The World Economic Forum calls the digital data age “the fourth industrial revolution”. But what will the new regime be like?

Billionaire investor George Soros said social media companies like Facebook and Google risk compromising themselves by cooperating with authorities in Russia and China and creating a “web of totalitarian control”.

In an outspoken dinner speech during the summit, he warned of an “alliance between authoritarian states and these large, data-rich IT monopolies”.

World leaders at Davos echoed the warning about data and power.

“The danger is that we are too slow and that the world is destroying us while we are still asking who really owns our data,” said German Chancellor Angela Merkel in a speech.

Dehumanisation

In response to the tech upheaval, a grouping of companies at Davos launched Skillset, a platform to help workers evaluate their job skills and acquire new ones.

But while the companies were looking to preserve their human resources, others were casting doubt on the very future of the “H” in “HR”.
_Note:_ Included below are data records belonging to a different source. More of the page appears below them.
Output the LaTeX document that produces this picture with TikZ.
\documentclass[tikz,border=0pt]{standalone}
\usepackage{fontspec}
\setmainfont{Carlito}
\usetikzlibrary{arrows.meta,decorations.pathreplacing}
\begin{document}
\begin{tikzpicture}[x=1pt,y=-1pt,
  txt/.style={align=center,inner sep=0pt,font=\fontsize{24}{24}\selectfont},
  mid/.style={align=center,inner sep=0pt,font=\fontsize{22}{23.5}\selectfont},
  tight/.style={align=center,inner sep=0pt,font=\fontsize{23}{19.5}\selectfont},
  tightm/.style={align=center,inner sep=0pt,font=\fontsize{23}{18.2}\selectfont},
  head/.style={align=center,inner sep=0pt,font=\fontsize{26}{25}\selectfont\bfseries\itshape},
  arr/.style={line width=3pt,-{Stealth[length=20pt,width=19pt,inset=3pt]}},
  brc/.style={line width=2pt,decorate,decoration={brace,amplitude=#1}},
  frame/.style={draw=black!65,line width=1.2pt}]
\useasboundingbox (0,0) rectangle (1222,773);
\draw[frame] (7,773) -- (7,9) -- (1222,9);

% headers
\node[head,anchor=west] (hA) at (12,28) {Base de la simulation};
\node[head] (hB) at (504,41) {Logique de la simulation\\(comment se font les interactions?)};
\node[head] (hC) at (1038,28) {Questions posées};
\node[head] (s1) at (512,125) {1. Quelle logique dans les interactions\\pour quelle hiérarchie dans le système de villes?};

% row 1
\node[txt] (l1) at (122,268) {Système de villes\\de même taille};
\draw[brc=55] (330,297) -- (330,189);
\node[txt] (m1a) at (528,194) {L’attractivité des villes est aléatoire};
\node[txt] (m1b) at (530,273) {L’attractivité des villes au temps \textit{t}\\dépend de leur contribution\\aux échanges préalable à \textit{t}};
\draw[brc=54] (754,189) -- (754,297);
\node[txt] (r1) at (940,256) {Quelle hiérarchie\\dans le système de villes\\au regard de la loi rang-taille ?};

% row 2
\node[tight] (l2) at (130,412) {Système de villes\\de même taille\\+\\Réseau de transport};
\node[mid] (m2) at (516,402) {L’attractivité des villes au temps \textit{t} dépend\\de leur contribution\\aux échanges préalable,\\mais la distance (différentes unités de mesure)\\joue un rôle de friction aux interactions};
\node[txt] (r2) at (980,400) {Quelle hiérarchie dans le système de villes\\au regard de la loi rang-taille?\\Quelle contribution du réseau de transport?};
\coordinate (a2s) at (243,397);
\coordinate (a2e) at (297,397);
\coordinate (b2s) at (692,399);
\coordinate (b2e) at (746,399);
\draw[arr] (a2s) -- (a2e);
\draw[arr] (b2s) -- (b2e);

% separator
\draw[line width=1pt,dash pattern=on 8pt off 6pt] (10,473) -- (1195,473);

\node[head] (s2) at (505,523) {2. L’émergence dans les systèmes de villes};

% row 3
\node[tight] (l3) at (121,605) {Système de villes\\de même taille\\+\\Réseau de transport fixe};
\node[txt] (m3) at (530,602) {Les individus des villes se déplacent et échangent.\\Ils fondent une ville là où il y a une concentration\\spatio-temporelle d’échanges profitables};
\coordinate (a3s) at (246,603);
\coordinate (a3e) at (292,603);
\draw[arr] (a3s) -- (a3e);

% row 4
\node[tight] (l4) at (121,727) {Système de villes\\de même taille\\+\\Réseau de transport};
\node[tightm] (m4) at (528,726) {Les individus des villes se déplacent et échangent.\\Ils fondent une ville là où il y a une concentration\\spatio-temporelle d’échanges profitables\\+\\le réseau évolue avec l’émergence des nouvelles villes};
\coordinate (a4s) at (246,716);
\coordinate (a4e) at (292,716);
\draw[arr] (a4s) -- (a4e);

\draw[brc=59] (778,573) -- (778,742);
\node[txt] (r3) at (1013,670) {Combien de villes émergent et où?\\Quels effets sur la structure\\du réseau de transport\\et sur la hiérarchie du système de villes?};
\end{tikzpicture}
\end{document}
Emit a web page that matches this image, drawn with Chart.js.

Once technology has taken our data, our political rights, our jobs and our free will, it will come for our souls.

For Harari, author of the two-book series “Homo Sapiens”, the tech shift is an evolutionary one.

“By hacking organisms, elites might gain the power to engineer the future of life itself,” he said.

“If too much of the data becomes concentrated in too few hands, humanity will split not into classes, it will split into different species.”